Are there other considerations that need to be taken into account for the construction of spread footings on soils with such high moisture contents? Are these values indicative of compressible soils?

 

[motorbiketocrank]

Curious - Is the canal lined (otherwise seems like it would have a hard time holding water)?

You mention bearing footings in the "Dense" embankment fill. I presume you mean below the loose upper 11' shown on the boring?

I think you may be analyzing the layers of soil in too much detail. Basically you have silty sands over gravel (weathered rock?) over rock. Not sure how you plan on using your various assumptions regarding water table and buoyant weights, etc. For strength related calculations you should conservatively assume a high water table with all the subsurface in a buoyant condition (will reduce bearing capacity and lateral resistance, etc). Don't think the water level issues will really factor into your settlement calculations.

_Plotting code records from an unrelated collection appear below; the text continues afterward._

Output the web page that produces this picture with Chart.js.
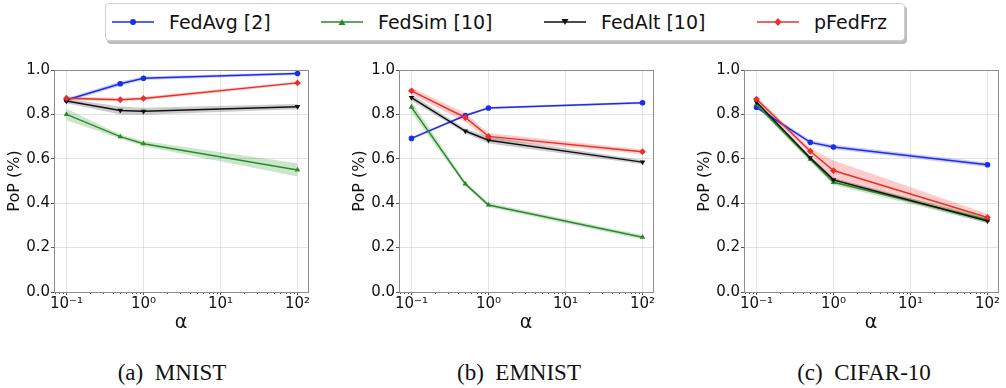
<!DOCTYPE html>
<html><head><meta charset="utf-8">
<script src="https://cdn.jsdelivr.net/npm/chart.js@4.4.1/dist/chart.umd.min.js"></script>
<style>
html,body{margin:0;padding:0;background:#fff;width:1006px;height:388px;overflow:hidden;position:relative;font-family:"DejaVu Sans",sans-serif;}
.cv{position:absolute;top:60px;width:320px;height:275px;}
#legend{position:absolute;left:105px;top:3px;width:798px;height:36px;border:1px solid #cfcfcf;border-radius:4px;box-shadow:2px 3px 0 #bdbdbd;background:#fff;}
.item{position:absolute;top:0;height:36px;display:flex;align-items:center;font-size:19px;color:#111;white-space:pre;}
.item svg{margin-right:15px;}
.cap{position:absolute;top:362px;line-height:22px;font-family:"Liberation Serif",serif;font-size:23px;transform:translateX(-50%);white-space:pre;color:#111;}
</style></head>
<body>
<div id="legend"></div>
<canvas id="c0" class="cv" width="320" height="275" style="left:0px"></canvas>
<canvas id="c1" class="cv" width="320" height="275" style="left:345px"></canvas>
<canvas id="c2" class="cv" width="320" height="275" style="left:690px"></canvas>
<div class="cap" style="left:172px">(a)  MNIST</div>
<div class="cap" style="left:519px">(b)  EMNIST</div>
<div class="cap" style="left:864px">(c)  CIFAR-10</div>
<script>
// ---------- data ----------
const alphas = [0.1, 0.5, 1, 100];
const xTickValues = [0.1, 1, 10, 100];
const xTickLabels = ['10\u207B\u00B9', '10\u2070', '10\u00B9', '10\u00B2'];
const yTickValues = [0, 0.2, 0.4, 0.6, 0.8, 1.0];
const yTickLabels = ['0.0', '0.2', '0.4', '0.6', '0.8', '1.0'];
const seriesNames = ['FedAvg [2]', 'FedSim [10]', 'FedAlt [10]', 'pFedFrz'];
const yTitle = 'PoP (%)';
const xTitle = '\u03B1';

// MNIST
const mnistFedAvg  = [0.865, 0.938, 0.963, 0.984];
const mnistFedSim  = [0.800, 0.700, 0.668, 0.550];
const mnistFedAlt  = [0.860, 0.818, 0.814, 0.835];
const mnistPFedFrz = [0.873, 0.866, 0.872, 0.942];
const mnistFedAvgBand  = [0.008, 0.010, 0.008, 0.006];
const mnistFedSimBand  = [0.026, 0.010, 0.012, 0.030];
const mnistFedAltBand  = [0.010, 0.018, 0.016, 0.012];
const mnistPFedFrzBand = [0.008, 0.008, 0.008, 0.006];

// EMNIST
const emnistFedAvg  = [0.692, 0.795, 0.829, 0.852];
const emnistFedSim  = [0.833, 0.487, 0.392, 0.247];
const emnistFedAlt  = [0.876, 0.725, 0.684, 0.585];
const emnistPFedFrz = [0.906, 0.786, 0.701, 0.632];
const emnistFedAvgBand  = [0.006, 0.006, 0.005, 0.005];
const emnistFedSimBand  = [0.026, 0.010, 0.010, 0.010];
const emnistFedAltBand  = [0.015, 0.010, 0.015, 0.010];
const emnistPFedFrzBand = [0.015, 0.020, 0.015, 0.010];

// CIFAR-10
const cifarFedAvg  = [0.832, 0.674, 0.653, 0.573];
const cifarFedSim  = [0.845, 0.598, 0.494, 0.325];
const cifarFedAlt  = [0.856, 0.604, 0.505, 0.320];
const cifarPFedFrz = [0.869, 0.634, 0.547, 0.336];
const cifarFedAvgBand  = [0.008, 0.010, 0.010, 0.010];
const cifarFedSimBand  = [0.010, 0.012, 0.012, 0.014];
const cifarFedAltBand  = [0.008, 0.010, 0.010, 0.010];
const cifarPFedFrzBand = [0.010, 0.015, 0.045, 0.017];

// ---------- styles ----------
const styles = [
  {color:'#1a2ee6', band:'rgba(0,0,255,0.2)',   marker:'circle',   r:2.8, rot:0,   order:4},
  {color:'#2a8a2a', band:'rgba(0,128,0,0.2)',   marker:'triangle', r:3.2, rot:0,   order:3},
  {color:'#111111', band:'rgba(0,0,0,0.2)',     marker:'triangle', r:3.2, rot:180, order:2},
  {color:'#e8302a', band:'rgba(255,0,0,0.2)',   marker:'rectRot',  r:3.4, rot:0,   order:1}
];

const panels = [
  {id:'c0', means:[mnistFedAvg, mnistFedSim, mnistFedAlt, mnistPFedFrz], bands:[mnistFedAvgBand, mnistFedSimBand, mnistFedAltBand, mnistPFedFrzBand]},
  {id:'c1', means:[emnistFedAvg, emnistFedSim, emnistFedAlt, emnistPFedFrz], bands:[emnistFedAvgBand, emnistFedSimBand, emnistFedAltBand, emnistPFedFrzBand]},
  {id:'c2', means:[cifarFedAvg, cifarFedSim, cifarFedAlt, cifarPFedFrz], bands:[cifarFedAvgBand, cifarFedSimBand, cifarFedAltBand, cifarPFedFrzBand]}
];

// ---------- legend ----------
function markerSvg(st) {
  let m = '';
  const cx = 21, cy = 10;
  if (st.marker === 'circle') m = `<circle cx="${cx}" cy="${cy}" r="3" fill="${st.color}"/>`;
  else if (st.marker === 'rectRot') m = `<polygon points="${cx},${cy-4} ${cx+3.5},${cy} ${cx},${cy+4} ${cx-3.5},${cy}" fill="${st.color}"/>`;
  else if (st.rot === 180) m = `<polygon points="${cx-3.5},${cy-3} ${cx+3.5},${cy-3} ${cx},${cy+3}" fill="${st.color}"/>`;
  else m = `<polygon points="${cx-3.5},${cy+3} ${cx+3.5},${cy+3} ${cx},${cy-3}" fill="${st.color}"/>`;
  return `<svg width="42" height="20" viewBox="0 0 42 20"><line x1="0" y1="10" x2="42" y2="10" stroke="${st.color}" stroke-width="1.6"/>${m}</svg>`;
}
const legendX = [6, 215, 438, 651];
const legend = document.getElementById('legend');
seriesNames.forEach((n, i) => {
  const d = document.createElement('div');
  d.className = 'item';
  d.style.left = legendX[i] + 'px';
  d.innerHTML = markerSvg(styles[i]) + '<span>' + n + '</span>';
  legend.appendChild(d);
});

// ---------- chart ----------
const framePlugin = {
  id: 'frame',
  afterDraw(chart) {
    const {ctx, chartArea: {left, right, top, bottom}} = chart;
    const xs = chart.scales.x;
    ctx.save();
    ctx.strokeStyle = '#555';
    ctx.lineWidth = 1;
    ctx.beginPath();
    for (let k = -2; k <= 2; k++) {
      for (let m = 2; m <= 9; m++) {
        const v = m * Math.pow(10, k);
        if (v < xs.min || v > xs.max) continue;
        const px = Math.round(xs.getPixelForValue(v)) + 0.5;
        ctx.moveTo(px, bottom);
        ctx.lineTo(px, bottom + 2);
      }
    }
    ctx.stroke();
    ctx.strokeStyle = '#8c8c8c';
    ctx.strokeRect(Math.round(left) + 0.5, Math.round(top) + 0.5, Math.round(right - left), Math.round(bottom - top));
    ctx.restore();
  }
};

function buildDatasets(p) {
  const ds = [];
  p.means.forEach((mean, i) => {
    const st = styles[i];
    const band = p.bands[i];
    const upIdx = ds.length;
    ds.push({data: alphas.map((a, j) => ({x: a, y: mean[j] + band[j]})), borderWidth: 0, pointRadius: 0, fill: false, order: 100 + i, borderColor: 'transparent'});
    ds.push({data: alphas.map((a, j) => ({x: a, y: mean[j] - band[j]})), borderWidth: 0, pointRadius: 0, fill: {target: upIdx}, backgroundColor: st.band, order: 100 + i, borderColor: 'transparent'});
    ds.push({data: alphas.map((a, j) => ({x: a, y: mean[j]})), borderColor: st.color, backgroundColor: st.color,
      borderWidth: 1.5, pointStyle: st.marker, pointRadius: st.r, pointRotation: st.rot, pointBorderWidth: 0,
      fill: false, order: st.order, tension: 0});
  });
  return ds;
}

panels.forEach(p => {
  new Chart(document.getElementById(p.id), {
    type: 'line',
    data: {datasets: buildDatasets(p)},
    options: {
      responsive: false, animation: false, maintainAspectRatio: false, devicePixelRatio: 1,
      layout: {padding: {top: 9, right: 12, left: 0, bottom: 0}},
      plugins: {legend: {display: false}, tooltip: {enabled: false}},
      scales: {
        x: {
          type: 'logarithmic', min: 0.0689, max: 136.8,
          afterBuildTicks: s => { s.ticks = xTickValues.map(v => ({value: v})); },
          afterFit: s => { s.height = 43; },
          ticks: {callback: (v, i) => xTickLabels[i], color: '#111', font: {family: 'DejaVu Sans', size: 15}, padding: 0, maxRotation: 0, autoSkip: false},
          grid: {color: 'rgba(0,0,0,0.11)', tickColor: '#555', tickLength: 3, drawTicks: true},
          border: {display: false},
          title: {display: true, text: xTitle, color: '#111', font: {family: 'DejaVu Sans', size: 19}, padding: {top: 0, bottom: 1}}
        },
        y: {
          min: 0, max: 1,
          afterBuildTicks: s => { s.ticks = yTickValues.map(v => ({value: v})); },
          afterFit: s => { s.width = 54; },
          ticks: {callback: (v, i) => yTickLabels[i], color: '#111', font: {family: 'DejaVu Sans', size: 15}, padding: 1},
          grid: {color: 'rgba(0,0,0,0.11)', tickColor: '#555', tickLength: 3, drawTicks: true},
          border: {display: false},
          title: {display: true, text: yTitle, color: '#111', font: {family: 'DejaVu Sans', size: 16}, padding: {top: 5, bottom: 0}}
        }
      }
    },
    plugins: [framePlugin]
  });
});
</script>
</body></html>
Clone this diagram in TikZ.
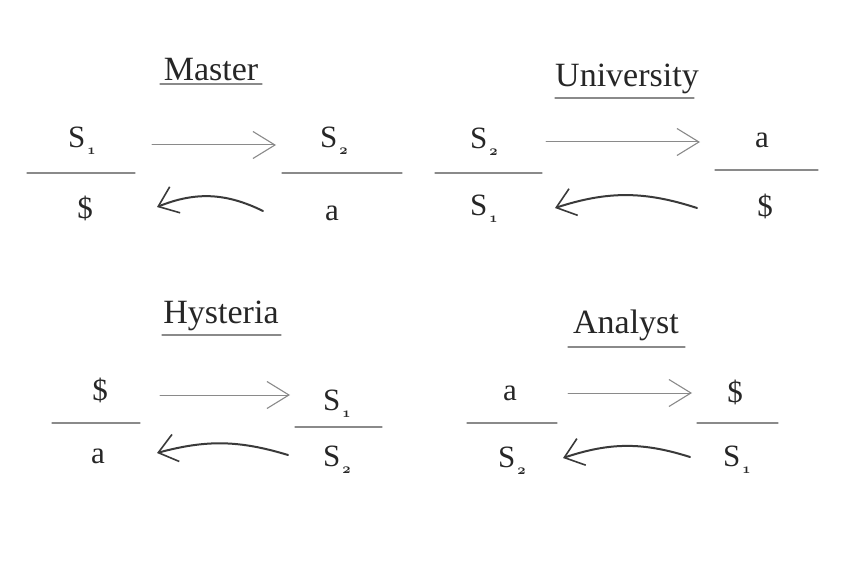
\documentclass[tikz,border=0pt]{standalone}
\usepackage{fontspec}
\setmainfont{Liberation Serif}
\usetikzlibrary{arrows.meta}
\definecolor{cink}{HTML}{262626}
\definecolor{cline}{HTML}{8A8A8A}
\definecolor{carrow}{HTML}{3A3A3A}
\newcommand\idx[1]{\kern2pt\raisebox{-7pt}{\fontsize{15}{15}\selectfont{\usefont{OML}{cmm}{b}{it}#1}}}
\tikzset{
  every picture/.style={x=1pt, y=-1pt, line cap=round},
  title/.style={anchor=base, inner sep=0pt, text=cink, font=\fontsize{34}{36}\selectfont},
  term/.style={anchor=base, inner sep=0pt, text=cink, font=\fontsize{31}{34}\selectfont},
  uline/.style={draw=cline, line width=1.3pt},
  bar/.style={draw=cline, line width=1.2pt},
  fwd/.style={draw=cline, line width=1pt, -{Straight Barb[length=22pt, width=27pt, line width=1.1pt]}},
  back/.style={draw=carrow, line width=2pt, -{Straight Barb[length=18pt, width=28pt, line width=1.6pt]}},
}
\begin{document}
\begin{tikzpicture}
  \useasboundingbox (0,0) rectangle (849,564);
  % top left: master
  \begin{scope}
    \node[title] (mas-t) at (211,81) {Master};
    \draw[uline] (160,84) -- (262,84);
    \node[term] (mas-1) at (82,148) {S\idx{1}};
    \node[term] (mas-2) at (334,148) {S\idx{2}};
    \node[term] (mas-3) at (85,219) {\$};
    \node[term] (mas-4) at (332,221) {a};
    \draw[bar] (27,173) -- (135,173);
    \draw[bar] (282,173) -- (402,173);
    \coordinate (mas-f1) at (152,145); \coordinate (mas-f2) at (276,145);
    \coordinate (mas-b1) at (263,211); \coordinate (mas-b2) at (157,207);
    \draw[fwd] (mas-f1) -- (mas-f2);
    \draw[back] (mas-b1) to[bend right=24] (mas-b2);
  \end{scope}
  % top right: university
  \begin{scope}
    \node[title] (uni-t) at (627,87) {University};
    \draw[uline] (555,98) -- (694,98);
    \node[term] (uni-1) at (484,149) {S\idx{2}};
    \node[term] (uni-2) at (762,148) {a};
    \node[term] (uni-3) at (484,216) {S\idx{1}};
    \node[term] (uni-4) at (765,217) {\$};
    \draw[bar] (435,173) -- (542,173);
    \draw[bar] (715,170) -- (818,170);
    \coordinate (uni-f1) at (546,142); \coordinate (uni-f2) at (700,142);
    \coordinate (uni-b1) at (697,208); \coordinate (uni-b2) at (555,208);
    \draw[fwd] (uni-f1) -- (uni-f2);
    \draw[back] (uni-b1) to[bend right=18] (uni-b2);
  \end{scope}
  % bottom left: hysteria
  \begin{scope}
    \node[title] (hys-t) at (221,323) {Hysteria};
    \draw[uline] (162,335) -- (281,335);
    \node[term] (hys-1) at (100,400) {\$};
    \node[term] (hys-2) at (337,410) {S\idx{1}};
    \node[term] (hys-3) at (98,463) {a};
    \node[term] (hys-4) at (337,466) {S\idx{2}};
    \draw[bar] (52,423) -- (140,423);
    \draw[bar] (295,427) -- (382,427);
    \coordinate (hys-f1) at (160,395); \coordinate (hys-f2) at (290,395);
    \coordinate (hys-b1) at (288,455); \coordinate (hys-b2) at (157,453);
    \draw[fwd] (hys-f1) -- (hys-f2);
    \draw[back] (hys-b1) to[bend right=16] (hys-b2);
  \end{scope}
  % bottom right: analyst
  \begin{scope}
    \node[title] (ana-t) at (626,333) {Analyst};
    \draw[uline] (568,347) -- (685,347);
    \node[term] (ana-1) at (510,400) {a};
    \node[term] (ana-2) at (735,402) {\$};
    \node[term] (ana-3) at (512,467) {S\idx{2}};
    \node[term] (ana-4) at (737,466) {S\idx{1}};
    \draw[bar] (467,423) -- (557,423);
    \draw[bar] (697,423) -- (778,423);
    \coordinate (ana-f1) at (568,393); \coordinate (ana-f2) at (692,393);
    \coordinate (ana-b1) at (690,457); \coordinate (ana-b2) at (563,458);
    \draw[fwd] (ana-f1) -- (ana-f2);
    \draw[back] (ana-b1) to[bend right=18] (ana-b2);
  \end{scope}
\end{tikzpicture}
\end{document}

Also should consider the geometry of the canal (i.e. are there slopes that will reduce your foundation bearing capacity, present global stability issues, etc). Additionally, sometimes with canals you have to worry about rapid drawdown slope stability failures, etc (which is a real problem if your foundation fails with the slope).

I'd really be strongly considering deep foundations. And ensuring that they're far enough away from the canal to not be impacted by possible slope stability issues.

 

[Trouser]

Thanks for the input geobdg. The canal is not lined. I would say that there is a significant amount of water loss based on the sections of cattails strewn about. I think this serves as "irrigation" for many of the fields adjacent to the canal.

I was thinking through my scenario last night and came to the same conclusion as you recommended. Just assume that the canal's water level is the water table. As for the footings, we plan to excavate the loose embankment fill and place footings on the denser fill. The footings are bearing +- 2 feet from the toe of slope and are located ~5' beyond the top of slope. There are no stability issues. My pimary concern is serviceability, which is why I still have the question regarding the compressibility of soils with such high water contents (Tephra @ w = 65%).

This breccia, as our geologists speak of it, is typically found above basalt flows and is angular rock fragments in a fine grained matrix. These can be thought of as the debris that roll along above the flow as the flow progresses.

 

[cvg]

you have 22 feet of tephra with variable densities which should be assumed to be collapsible. adding water and a significant load could cause a collapse.

 

[Riggly]

Based on your boring log, this profile looks pretty good for a shallow foundation system. However,it would depend on the type of bridge and loading How big of a bridge are we talking, what type - what span length is being supported? Have that canal ever overflowed it's bank, or will the foodings be outside the flood plain? If not scour during severe storm could be a concern with the introduction of the footings in the possible flow path.

I would think that practically all settlement will occur during construction. And if further settment occurs I think it would be minimal. If this was over a roadway I would be more concerned about settlement. But typically the problem I notice with a lot of bridge is that the approach slab typically settles significantly more than the bridge itself and that poses a maintenance and ridership problem. Those bridges are generally on deep foundation, and I wonder if this differential settlement would be made smaller with bridges on shallow foundations.

If you are conerned about that sandy soils in your bearing zone how about considering some deep soild treatment rather than drilled shaft?